Copy, from the entries below, each line where the word "this" can be found.

- ENTRIES SUPPLIED:
>>>>
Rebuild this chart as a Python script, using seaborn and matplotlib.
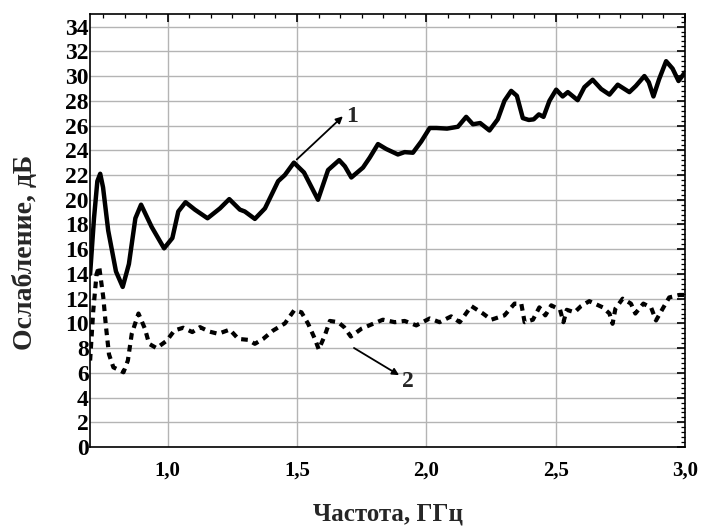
import matplotlib
matplotlib.use("Agg")
import matplotlib.pyplot as plt
import seaborn as sns
from matplotlib.ticker import MultipleLocator, FuncFormatter

# curve 1 (solid) - attenuation, dB
freq_1 = [0.700, 0.715, 0.728, 0.739, 0.750, 0.770, 0.800, 0.826, 0.850, 0.875, 0.897,
          0.938, 0.986, 1.018, 1.041, 1.069, 1.105, 1.154, 1.202, 1.238, 1.279, 1.298,
          1.337, 1.376, 1.427, 1.453, 1.488, 1.527, 1.581, 1.620, 1.663, 1.685, 1.710,
          1.755, 1.781, 1.813, 1.845, 1.890, 1.916, 1.948, 1.980, 2.013, 2.039, 2.080,
          2.122, 2.154, 2.180, 2.208, 2.244, 2.276, 2.302, 2.328, 2.350, 2.373, 2.396,
          2.415, 2.435, 2.453, 2.476, 2.502, 2.527, 2.547, 2.585, 2.611, 2.643, 2.676,
          2.708, 2.740, 2.785, 2.810, 2.843, 2.860, 2.878, 2.900, 2.927, 2.952, 2.975,
          3.000]
atten_1 = [14.0, 18.5, 21.5, 22.1, 21.0, 17.5, 14.2, 12.95, 14.8, 18.5, 19.6,
           17.8, 16.07, 16.9, 19.05, 19.8, 19.2, 18.5, 19.3, 20.05, 19.2, 19.05,
           18.45, 19.3, 21.5, 22.0, 23.0, 22.2, 20.0, 22.4, 23.2, 22.7, 21.8,
           22.6, 23.4, 24.5, 24.1, 23.66, 23.85, 23.8, 24.7, 25.8, 25.8, 25.75,
           25.9, 26.7, 26.1, 26.2, 25.6, 26.5, 28.0, 28.8, 28.4, 26.6, 26.45,
           26.5, 26.9, 26.7, 28.0, 28.9, 28.35, 28.7, 28.05, 29.1, 29.7, 28.95,
           28.5, 29.3, 28.7, 29.2, 30.0, 29.5, 28.35, 29.75, 31.2, 30.6, 29.6,
           30.3]

# curve 2 (dashed)
freq_2 = [0.700, 0.712, 0.725, 0.735, 0.751, 0.761, 0.773, 0.790, 0.829, 0.846, 0.861,
          0.887, 0.912, 0.928, 0.957, 0.996, 1.026, 1.060, 1.095, 1.125, 1.159, 1.195,
          1.240, 1.273, 1.311, 1.337, 1.369, 1.408, 1.453, 1.489, 1.517, 1.543, 1.569,
          1.584, 1.607, 1.627, 1.659, 1.682, 1.708, 1.749, 1.794, 1.832, 1.878, 1.916,
          1.961, 2.013, 2.051, 2.096, 2.129, 2.174, 2.219, 2.251, 2.302, 2.341, 2.367,
          2.380, 2.412, 2.437, 2.460, 2.483, 2.517, 2.530, 2.543, 2.573, 2.598, 2.630,
          2.682, 2.708, 2.720, 2.731, 2.759, 2.791, 2.808, 2.839, 2.869, 2.888, 2.914,
          2.939, 2.978, 3.000]
atten_2 = [7.0, 11.0, 14.0, 14.6, 12.1, 9.8, 7.5, 6.45, 6.05, 7.0, 9.16,
           10.8, 9.57, 8.35, 8.0, 8.6, 9.43, 9.65, 9.3, 9.7, 9.35, 9.16,
           9.5, 8.75, 8.67, 8.35, 8.75, 9.43, 10.0, 11.06, 10.9, 9.97, 8.75,
           7.9, 9.0, 10.2, 10.1, 9.7, 8.94, 9.57, 9.97, 10.3, 10.1, 10.2,
           9.84, 10.4, 10.1, 10.57, 10.1, 11.4, 10.8, 10.3, 10.65, 11.6, 11.6,
           10.1, 10.3, 11.3, 10.65, 11.46, 11.1, 10.1, 11.1, 10.9, 11.4, 11.8,
           11.3, 10.8, 9.97, 11.2, 12.0, 11.6, 10.8, 11.6, 11.28, 10.24, 11.2,
           12.1, 12.3, 12.3]

x_ticks = [1.0, 1.5, 2.0, 2.5, 3.0]
y_ticks = list(range(0, 35, 2))

sns.set_style("white")
plt.rcParams['font.family'] = ['Liberation Serif', 'DejaVu Serif']
plt.rcParams['font.weight'] = 'bold'

fig = plt.figure(figsize=(7.04, 5.26), dpi=100)
ax = fig.add_axes([0.128, 0.150, 0.845, 0.823])

sns.lineplot(x=freq_1, y=atten_1, ax=ax, color='black', linewidth=3.2)
sns.lineplot(x=freq_2, y=atten_2, ax=ax, color='black', linewidth=3.0,
             linestyle=(0, (1.6, 1.3)))

ax.set_xlim(0.7, 3.0)
ax.set_ylim(0, 35)
ax.set_xticks(x_ticks)
ax.set_yticks(y_ticks)
ax.xaxis.set_minor_locator(MultipleLocator(0.5 / 6))
ax.yaxis.set_minor_locator(MultipleLocator(0.4))
ax.xaxis.set_major_formatter(FuncFormatter(lambda v, p: f"{v:.1f}".replace('.', ',')))

ax.grid(True, which='major', color='#b4b4b4', linewidth=1.0)
ax.tick_params(which='both', direction='in', top=True, right=True, colors='black')
ax.tick_params(which='major', length=6, width=1.2)
ax.tick_params(which='minor', length=3, width=0.9)
ax.tick_params(axis='y', labelsize=17, pad=1)
ax.tick_params(axis='x', labelsize=15, pad=10)
for lbl in ax.get_xticklabels() + ax.get_yticklabels():
    lbl.set_fontweight('bold')
for s in ax.spines.values():
    s.set_color('black')
    s.set_linewidth(1.2)

ax.set_xlabel("Частота, ГГц", fontsize=18, fontweight='bold')
ax.xaxis.set_label_coords(0.50, -0.128)
ax.set_ylabel("Ослабление, дБ", fontsize=20, fontweight='bold')
ax.yaxis.set_label_coords(-0.088, 0.45)

# curve labels with arrows
ax.annotate("", xy=(1.685, 26.9), xytext=(1.491, 23.1),
            arrowprops=dict(arrowstyle='-|>', color='black', lw=1.3, mutation_scale=10))
ax.text(1.688, 26.7, "1", fontsize=17, fontweight='bold', va='center', ha='left')
ax.annotate("", xy=(1.904, 5.7), xytext=(1.711, 8.13),
            arrowprops=dict(arrowstyle='-|>', color='black', lw=1.3, mutation_scale=10))
ax.text(1.907, 5.3, "2", fontsize=17, fontweight='bold', va='center', ha='left')

plt.savefig("out.png", dpi=100)
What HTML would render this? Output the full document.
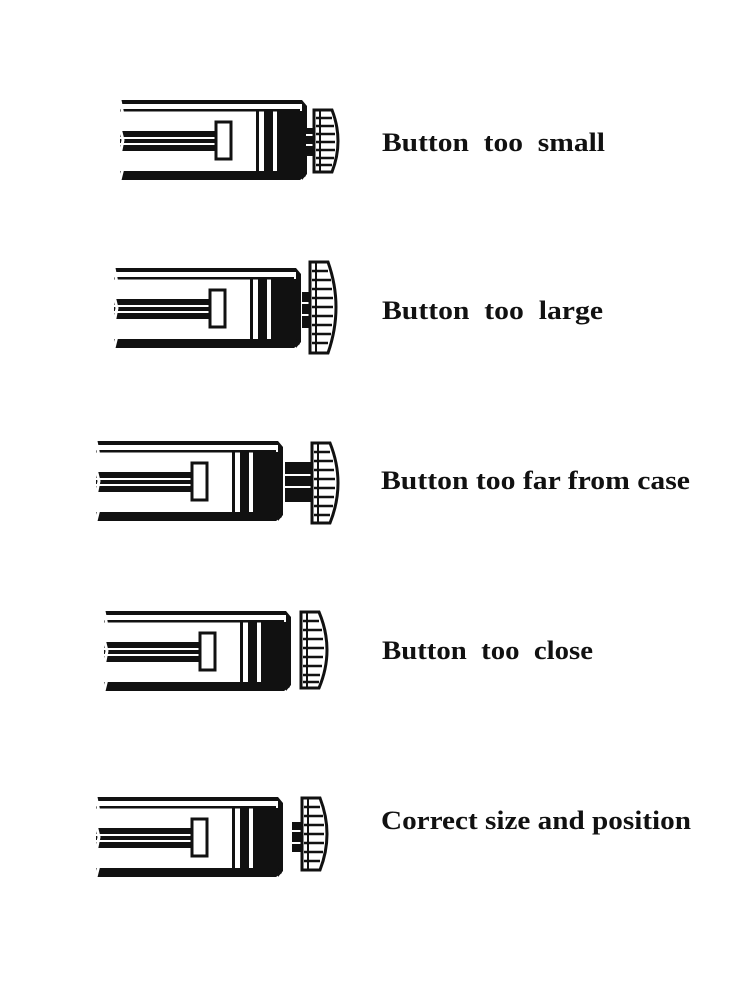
<!DOCTYPE html>
<html><head><meta charset="utf-8"><style>
html,body{margin:0;padding:0;background:#fff;}
svg{display:block}
text{font-family:"Liberation Serif",serif;font-weight:bold;font-size:26px;fill:#111}
</style></head><body>
<svg width="750" height="1000" viewBox="0 0 750 1000" xmlns="http://www.w3.org/2000/svg">
<defs>
<g id="case">
  <rect x="0" y="0" width="182" height="4" fill="#111"/>
  <rect x="0" y="9" width="180" height="2.5" fill="#111"/>
  <path d="M182 0 L187 6 L187 74 L182 80 Z" fill="#111"/>
  <path d="M0 71 L182 71 L186 76 L180 80 L0 80 Z" fill="#111"/>
  <rect x="0" y="31" width="96" height="20" fill="#111"/>
  <rect x="0" y="37" width="96" height="2" fill="#fff"/>
  <rect x="0" y="43" width="96" height="2" fill="#fff"/>
  <rect x="96" y="22" width="15" height="37" fill="#fff" stroke="#111" stroke-width="3"/>
  <rect x="136" y="11" width="3" height="60" fill="#111"/>
  <rect x="144" y="11" width="9" height="60" fill="#111"/>
  <rect x="157" y="11" width="25" height="60" fill="#111"/>
  <path d="M0 0 L3 15 L0 28 L3 40 L0 55 L3 68 L0 80" stroke="#fff" stroke-width="3" fill="none"/>
</g>
</defs>

<use href="#case" x="120" y="100"/>
<rect x="306" y="128" width="10" height="28" fill="#111"/>
<rect x="306" y="134" width="10" height="2" fill="#fff"/><rect x="306" y="144" width="10" height="2" fill="#fff"/>
<g transform="translate(314,110)">
  <path d="M0 0 H18 Q30 31 18 62 H0 Z" fill="#fff" stroke="#111" stroke-width="3"/>
  <path d="M2 8H18M2 16H20M2 24H21M2 32H21M2 40H21M2 48H20M2 55H18" stroke="#111" stroke-width="2.5"/>
  <line x1="6" y1="0" x2="6" y2="62" stroke="#111" stroke-width="2"/>
</g>
<text x="382" y="151" textLength="223" lengthAdjust="spacingAndGlyphs">Button&#160;&#160;too&#160;&#160;small</text>

<use href="#case" x="114" y="268"/>
<rect x="302" y="292" width="10" height="36" fill="#111"/>
<rect x="302" y="302" width="10" height="2" fill="#fff"/><rect x="302" y="314" width="10" height="2" fill="#fff"/>
<g transform="translate(310,262)">
  <path d="M0 0 H18 Q34 45 18 91 H0 Z" fill="#fff" stroke="#111" stroke-width="3"/>
  <path d="M2 9H18M2 18H21M2 27H22M2 36H23M2 45H23M2 54H23M2 63H22M2 72H21M2 81H18" stroke="#111" stroke-width="2.5"/>
  <line x1="6" y1="0" x2="6" y2="91" stroke="#111" stroke-width="2"/>
</g>
<text x="382" y="319" textLength="221" lengthAdjust="spacingAndGlyphs">Button&#160;&#160;too&#160;&#160;large</text>

<use href="#case" x="96" y="441"/>
<rect x="285" y="462" width="28" height="40" fill="#111"/>
<rect x="285" y="474" width="28" height="2" fill="#fff"/><rect x="285" y="486" width="28" height="2" fill="#fff"/>
<g transform="translate(312,443)">
  <path d="M0 0 H18 Q34 40 18 80 H0 Z" fill="#fff" stroke="#111" stroke-width="3"/>
  <path d="M2 9H18M2 18H21M2 27H22M2 36H23M2 45H23M2 54H22M2 63H21M2 72H18" stroke="#111" stroke-width="2.5"/>
  <line x1="6" y1="0" x2="6" y2="80" stroke="#111" stroke-width="2"/>
</g>
<text x="381" y="489" textLength="309" lengthAdjust="spacingAndGlyphs">Button too far from case</text>

<use href="#case" x="104" y="611"/>
<g transform="translate(301,612)">
  <path d="M0 0 H18 Q34 38 18 76 H0 Z" fill="#fff" stroke="#111" stroke-width="3"/>
  <path d="M2 9H18M2 18H21M2 27H22M2 36H23M2 45H22M2 54H21M2 63H19M2 70H18" stroke="#111" stroke-width="2.5"/>
  <line x1="6" y1="0" x2="6" y2="76" stroke="#111" stroke-width="2"/>
</g>
<text x="382" y="659" textLength="211" lengthAdjust="spacingAndGlyphs">Button&#160;&#160;too&#160;&#160;close</text>

<use href="#case" x="96" y="797"/>
<rect x="292" y="822" width="10" height="30" fill="#111"/>
<rect x="292" y="830" width="10" height="2" fill="#fff"/><rect x="292" y="842" width="10" height="2" fill="#fff"/>
<g transform="translate(302,798)">
  <path d="M0 0 H18 Q32 36 18 72 H0 Z" fill="#fff" stroke="#111" stroke-width="3"/>
  <path d="M2 9H18M2 18H21M2 27H22M2 36H22M2 45H22M2 54H21M2 63H18" stroke="#111" stroke-width="2.5"/>
  <line x1="6" y1="0" x2="6" y2="72" stroke="#111" stroke-width="2"/>
</g>
<text x="381" y="829" textLength="310" lengthAdjust="spacingAndGlyphs">Correct size and position</text>
</svg>
</body></html>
<<<<
- TASK OUTPUT:
Rebuild this chart as a Python script, using seaborn and matplotlib.
What HTML would render this? Output the full document.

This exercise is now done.